Return the whole listing, line for line, without the pictures in it.

* START Records provided *

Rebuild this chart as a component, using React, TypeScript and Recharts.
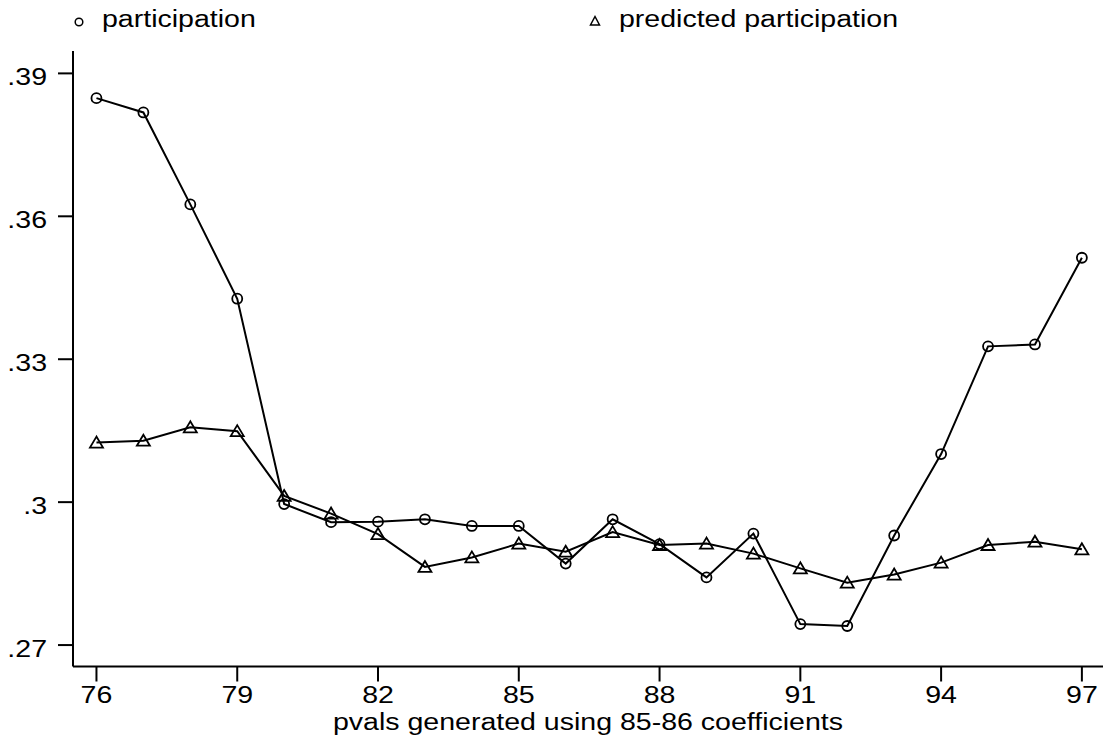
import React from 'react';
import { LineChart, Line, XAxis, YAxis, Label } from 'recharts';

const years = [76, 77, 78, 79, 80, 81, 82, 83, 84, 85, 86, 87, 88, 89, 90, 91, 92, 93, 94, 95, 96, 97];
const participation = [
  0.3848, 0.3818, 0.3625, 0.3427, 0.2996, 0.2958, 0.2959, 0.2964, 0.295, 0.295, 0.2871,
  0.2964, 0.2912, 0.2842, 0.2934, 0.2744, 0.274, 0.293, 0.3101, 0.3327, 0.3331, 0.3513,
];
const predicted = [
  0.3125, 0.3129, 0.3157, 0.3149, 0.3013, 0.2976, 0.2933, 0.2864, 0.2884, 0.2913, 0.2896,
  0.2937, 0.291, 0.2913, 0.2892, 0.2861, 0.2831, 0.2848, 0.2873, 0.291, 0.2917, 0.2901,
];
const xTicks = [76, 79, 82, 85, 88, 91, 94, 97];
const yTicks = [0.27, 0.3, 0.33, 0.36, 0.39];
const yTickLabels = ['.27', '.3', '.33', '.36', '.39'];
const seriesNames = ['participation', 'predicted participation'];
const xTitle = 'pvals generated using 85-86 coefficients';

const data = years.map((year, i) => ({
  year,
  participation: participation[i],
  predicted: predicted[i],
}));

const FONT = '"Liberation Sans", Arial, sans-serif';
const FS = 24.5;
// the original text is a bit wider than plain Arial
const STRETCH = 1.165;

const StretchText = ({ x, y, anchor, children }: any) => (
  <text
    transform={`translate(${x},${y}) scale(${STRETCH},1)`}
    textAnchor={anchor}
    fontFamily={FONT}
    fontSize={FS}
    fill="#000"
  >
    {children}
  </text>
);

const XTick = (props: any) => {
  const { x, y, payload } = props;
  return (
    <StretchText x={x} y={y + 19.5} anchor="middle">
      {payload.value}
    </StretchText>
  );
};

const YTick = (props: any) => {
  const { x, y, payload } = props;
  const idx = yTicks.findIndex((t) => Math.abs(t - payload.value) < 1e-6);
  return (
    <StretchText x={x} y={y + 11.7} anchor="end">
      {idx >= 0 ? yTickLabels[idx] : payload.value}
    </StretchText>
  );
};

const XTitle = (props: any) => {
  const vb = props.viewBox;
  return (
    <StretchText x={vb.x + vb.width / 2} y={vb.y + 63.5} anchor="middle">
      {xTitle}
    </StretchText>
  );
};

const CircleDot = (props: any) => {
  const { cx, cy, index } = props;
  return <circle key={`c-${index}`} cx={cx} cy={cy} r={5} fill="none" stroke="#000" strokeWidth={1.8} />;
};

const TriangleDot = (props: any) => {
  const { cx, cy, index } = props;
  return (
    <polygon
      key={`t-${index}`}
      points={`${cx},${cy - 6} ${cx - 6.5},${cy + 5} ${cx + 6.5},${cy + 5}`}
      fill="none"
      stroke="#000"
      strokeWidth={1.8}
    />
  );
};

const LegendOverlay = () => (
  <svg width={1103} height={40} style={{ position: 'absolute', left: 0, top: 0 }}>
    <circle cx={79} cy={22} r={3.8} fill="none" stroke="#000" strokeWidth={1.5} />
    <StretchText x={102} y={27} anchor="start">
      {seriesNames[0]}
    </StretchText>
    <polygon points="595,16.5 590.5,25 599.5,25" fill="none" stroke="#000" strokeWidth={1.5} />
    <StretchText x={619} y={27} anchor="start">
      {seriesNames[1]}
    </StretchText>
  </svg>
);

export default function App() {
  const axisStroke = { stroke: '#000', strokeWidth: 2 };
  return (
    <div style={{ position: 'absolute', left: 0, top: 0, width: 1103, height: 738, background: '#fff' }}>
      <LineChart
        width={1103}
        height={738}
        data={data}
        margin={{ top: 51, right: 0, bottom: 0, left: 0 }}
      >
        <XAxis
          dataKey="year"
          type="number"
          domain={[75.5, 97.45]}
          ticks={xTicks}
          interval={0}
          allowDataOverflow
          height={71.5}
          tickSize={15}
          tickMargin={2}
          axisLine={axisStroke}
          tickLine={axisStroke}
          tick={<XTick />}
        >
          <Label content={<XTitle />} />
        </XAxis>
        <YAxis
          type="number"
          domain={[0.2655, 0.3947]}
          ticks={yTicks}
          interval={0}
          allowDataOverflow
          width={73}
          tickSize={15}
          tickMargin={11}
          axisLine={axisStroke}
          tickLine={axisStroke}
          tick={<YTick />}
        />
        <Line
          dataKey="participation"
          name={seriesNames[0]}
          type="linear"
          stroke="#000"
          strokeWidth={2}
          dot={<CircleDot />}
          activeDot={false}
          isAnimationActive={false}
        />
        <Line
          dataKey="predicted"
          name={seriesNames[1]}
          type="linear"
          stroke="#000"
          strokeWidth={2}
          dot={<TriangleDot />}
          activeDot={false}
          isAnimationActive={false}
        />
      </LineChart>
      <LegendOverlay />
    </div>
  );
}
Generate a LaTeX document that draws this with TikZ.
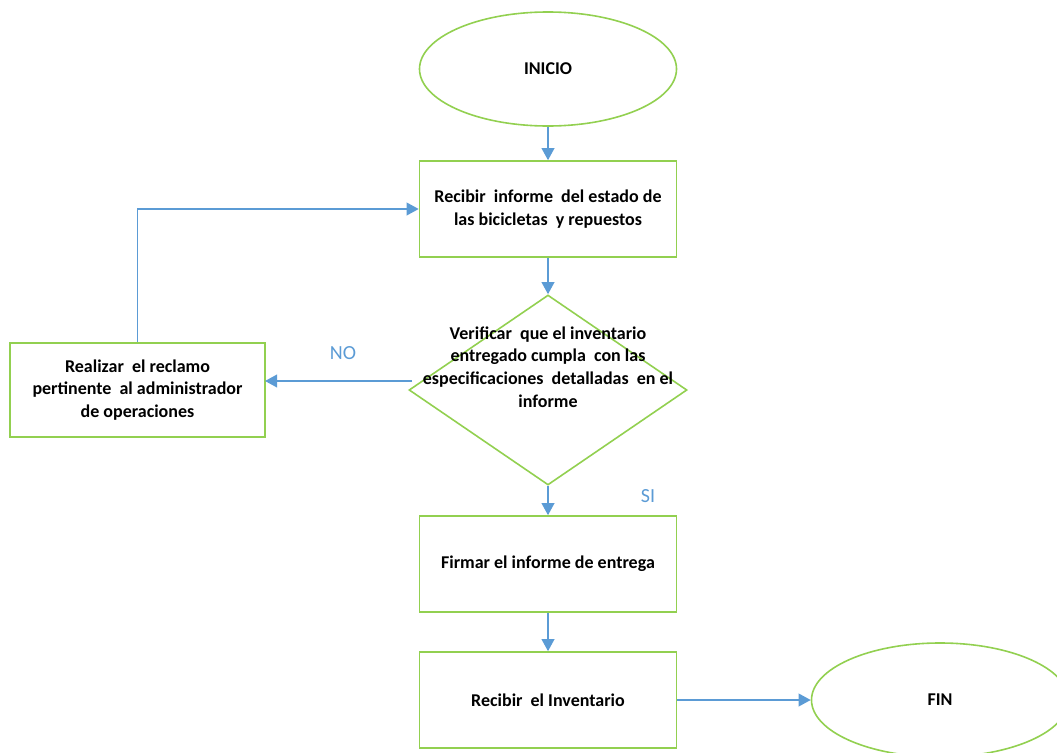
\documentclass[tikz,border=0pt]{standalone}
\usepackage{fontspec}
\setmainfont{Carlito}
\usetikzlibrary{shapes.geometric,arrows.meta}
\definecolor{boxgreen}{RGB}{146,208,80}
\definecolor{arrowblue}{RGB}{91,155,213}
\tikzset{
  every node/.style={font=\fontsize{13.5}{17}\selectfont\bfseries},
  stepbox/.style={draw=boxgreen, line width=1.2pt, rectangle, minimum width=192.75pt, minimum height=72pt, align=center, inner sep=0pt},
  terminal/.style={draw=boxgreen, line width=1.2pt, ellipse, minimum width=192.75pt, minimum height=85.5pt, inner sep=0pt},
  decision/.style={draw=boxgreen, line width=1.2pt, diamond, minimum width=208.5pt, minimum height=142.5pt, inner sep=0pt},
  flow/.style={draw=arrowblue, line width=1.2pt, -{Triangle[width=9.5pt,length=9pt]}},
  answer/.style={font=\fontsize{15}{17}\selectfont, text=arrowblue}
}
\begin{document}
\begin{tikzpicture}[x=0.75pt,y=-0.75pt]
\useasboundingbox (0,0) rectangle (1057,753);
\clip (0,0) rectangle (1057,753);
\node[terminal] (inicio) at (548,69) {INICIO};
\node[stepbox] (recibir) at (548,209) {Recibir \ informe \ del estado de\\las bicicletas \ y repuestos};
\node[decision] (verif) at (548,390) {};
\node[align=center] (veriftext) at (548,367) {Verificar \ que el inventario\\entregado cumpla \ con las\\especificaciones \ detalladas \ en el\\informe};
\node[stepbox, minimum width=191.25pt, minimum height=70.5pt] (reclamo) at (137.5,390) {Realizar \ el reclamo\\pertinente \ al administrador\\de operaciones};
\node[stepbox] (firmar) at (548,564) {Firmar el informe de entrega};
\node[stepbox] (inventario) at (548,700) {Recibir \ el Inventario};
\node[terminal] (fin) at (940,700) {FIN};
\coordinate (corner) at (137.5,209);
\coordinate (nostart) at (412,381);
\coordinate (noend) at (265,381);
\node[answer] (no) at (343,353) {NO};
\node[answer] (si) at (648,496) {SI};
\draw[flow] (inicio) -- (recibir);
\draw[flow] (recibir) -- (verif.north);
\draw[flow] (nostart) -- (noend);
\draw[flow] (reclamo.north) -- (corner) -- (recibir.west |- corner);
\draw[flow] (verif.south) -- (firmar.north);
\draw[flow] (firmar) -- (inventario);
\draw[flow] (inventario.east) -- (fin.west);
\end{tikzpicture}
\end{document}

* END Records provided *

Solution for this exercise =>
Rebuild this chart as a component, using React, TypeScript and Recharts.
import React from 'react';
import { LineChart, Line, XAxis, YAxis, Label } from 'recharts';

const years = [76, 77, 78, 79, 80, 81, 82, 83, 84, 85, 86, 87, 88, 89, 90, 91, 92, 93, 94, 95, 96, 97];
const participation = [
  0.3848, 0.3818, 0.3625, 0.3427, 0.2996, 0.2958, 0.2959, 0.2964, 0.295, 0.295, 0.2871,
  0.2964, 0.2912, 0.2842, 0.2934, 0.2744, 0.274, 0.293, 0.3101, 0.3327, 0.3331, 0.3513,
];
const predicted = [
  0.3125, 0.3129, 0.3157, 0.3149, 0.3013, 0.2976, 0.2933, 0.2864, 0.2884, 0.2913, 0.2896,
  0.2937, 0.291, 0.2913, 0.2892, 0.2861, 0.2831, 0.2848, 0.2873, 0.291, 0.2917, 0.2901,
];
const xTicks = [76, 79, 82, 85, 88, 91, 94, 97];
const yTicks = [0.27, 0.3, 0.33, 0.36, 0.39];
const yTickLabels = ['.27', '.3', '.33', '.36', '.39'];
const seriesNames = ['participation', 'predicted participation'];
const xTitle = 'pvals generated using 85-86 coefficients';

const data = years.map((year, i) => ({
  year,
  participation: participation[i],
  predicted: predicted[i],
}));

const FONT = '"Liberation Sans", Arial, sans-serif';
const FS = 24.5;
// the original text is a bit wider than plain Arial
const STRETCH = 1.165;

const StretchText = ({ x, y, anchor, children }: any) => (
  <text
    transform={`translate(${x},${y}) scale(${STRETCH},1)`}
    textAnchor={anchor}
    fontFamily={FONT}
    fontSize={FS}
    fill="#000"
  >
    {children}
  </text>
);

const XTick = (props: any) => {
  const { x, y, payload } = props;
  return (
    <StretchText x={x} y={y + 19.5} anchor="middle">
      {payload.value}
    </StretchText>
  );
};

const YTick = (props: any) => {
  const { x, y, payload } = props;
  const idx = yTicks.findIndex((t) => Math.abs(t - payload.value) < 1e-6);
  return (
    <StretchText x={x} y={y + 11.7} anchor="end">
      {idx >= 0 ? yTickLabels[idx] : payload.value}
    </StretchText>
  );
};

const XTitle = (props: any) => {
  const vb = props.viewBox;
  return (
    <StretchText x={vb.x + vb.width / 2} y={vb.y + 63.5} anchor="middle">
      {xTitle}
    </StretchText>
  );
};

const CircleDot = (props: any) => {
  const { cx, cy, index } = props;
  return <circle key={`c-${index}`} cx={cx} cy={cy} r={5} fill="none" stroke="#000" strokeWidth={1.8} />;
};

const TriangleDot = (props: any) => {
  const { cx, cy, index } = props;
  return (
    <polygon
      key={`t-${index}`}
      points={`${cx},${cy - 6} ${cx - 6.5},${cy + 5} ${cx + 6.5},${cy + 5}`}
      fill="none"
      stroke="#000"
      strokeWidth={1.8}
    />
  );
};

const LegendOverlay = () => (
  <svg width={1103} height={40} style={{ position: 'absolute', left: 0, top: 0 }}>
    <circle cx={79} cy={22} r={3.8} fill="none" stroke="#000" strokeWidth={1.5} />
    <StretchText x={102} y={27} anchor="start">
      {seriesNames[0]}
    </StretchText>
    <polygon points="595,16.5 590.5,25 599.5,25" fill="none" stroke="#000" strokeWidth={1.5} />
    <StretchText x={619} y={27} anchor="start">
      {seriesNames[1]}
    </StretchText>
  </svg>
);

export default function App() {
  const axisStroke = { stroke: '#000', strokeWidth: 2 };
  return (
    <div style={{ position: 'absolute', left: 0, top: 0, width: 1103, height: 738, background: '#fff' }}>
      <LineChart
        width={1103}
        height={738}
        data={data}
        margin={{ top: 51, right: 0, bottom: 0, left: 0 }}
      >
        <XAxis
          dataKey="year"
          type="number"
          domain={[75.5, 97.45]}
          ticks={xTicks}
          interval={0}
          allowDataOverflow
          height={71.5}
          tickSize={15}
          tickMargin={2}
          axisLine={axisStroke}
          tickLine={axisStroke}
          tick={<XTick />}
        >
          <Label content={<XTitle />} />
        </XAxis>
        <YAxis
          type="number"
          domain={[0.2655, 0.3947]}
          ticks={yTicks}
          interval={0}
          allowDataOverflow
          width={73}
          tickSize={15}
          tickMargin={11}
          axisLine={axisStroke}
          tickLine={axisStroke}
          tick={<YTick />}
        />
        <Line
          dataKey="participation"
          name={seriesNames[0]}
          type="linear"
          stroke="#000"
          strokeWidth={2}
          dot={<CircleDot />}
          activeDot={false}
          isAnimationActive={false}
        />
        <Line
          dataKey="predicted"
          name={seriesNames[1]}
          type="linear"
          stroke="#000"
          strokeWidth={2}
          dot={<TriangleDot />}
          activeDot={false}
          isAnimationActive={false}
        />
      </LineChart>
      <LegendOverlay />
    </div>
  );
}
Generate a LaTeX document that draws this with TikZ.
\documentclass[tikz,border=0pt]{standalone}
\usepackage{fontspec}
\setmainfont{Carlito}
\usetikzlibrary{shapes.geometric,arrows.meta}
\definecolor{boxgreen}{RGB}{146,208,80}
\definecolor{arrowblue}{RGB}{91,155,213}
\tikzset{
  every node/.style={font=\fontsize{13.5}{17}\selectfont\bfseries},
  stepbox/.style={draw=boxgreen, line width=1.2pt, rectangle, minimum width=192.75pt, minimum height=72pt, align=center, inner sep=0pt},
  terminal/.style={draw=boxgreen, line width=1.2pt, ellipse, minimum width=192.75pt, minimum height=85.5pt, inner sep=0pt},
  decision/.style={draw=boxgreen, line width=1.2pt, diamond, minimum width=208.5pt, minimum height=142.5pt, inner sep=0pt},
  flow/.style={draw=arrowblue, line width=1.2pt, -{Triangle[width=9.5pt,length=9pt]}},
  answer/.style={font=\fontsize{15}{17}\selectfont, text=arrowblue}
}
\begin{document}
\begin{tikzpicture}[x=0.75pt,y=-0.75pt]
\useasboundingbox (0,0) rectangle (1057,753);
\clip (0,0) rectangle (1057,753);
\node[terminal] (inicio) at (548,69) {INICIO};
\node[stepbox] (recibir) at (548,209) {Recibir \ informe \ del estado de\\las bicicletas \ y repuestos};
\node[decision] (verif) at (548,390) {};
\node[align=center] (veriftext) at (548,367) {Verificar \ que el inventario\\entregado cumpla \ con las\\especificaciones \ detalladas \ en el\\informe};
\node[stepbox, minimum width=191.25pt, minimum height=70.5pt] (reclamo) at (137.5,390) {Realizar \ el reclamo\\pertinente \ al administrador\\de operaciones};
\node[stepbox] (firmar) at (548,564) {Firmar el informe de entrega};
\node[stepbox] (inventario) at (548,700) {Recibir \ el Inventario};
\node[terminal] (fin) at (940,700) {FIN};
\coordinate (corner) at (137.5,209);
\coordinate (nostart) at (412,381);
\coordinate (noend) at (265,381);
\node[answer] (no) at (343,353) {NO};
\node[answer] (si) at (648,496) {SI};
\draw[flow] (inicio) -- (recibir);
\draw[flow] (recibir) -- (verif.north);
\draw[flow] (nostart) -- (noend);
\draw[flow] (reclamo.north) -- (corner) -- (recibir.west |- corner);
\draw[flow] (verif.south) -- (firmar.north);
\draw[flow] (firmar) -- (inventario);
\draw[flow] (inventario.east) -- (fin.west);
\end{tikzpicture}
\end{document}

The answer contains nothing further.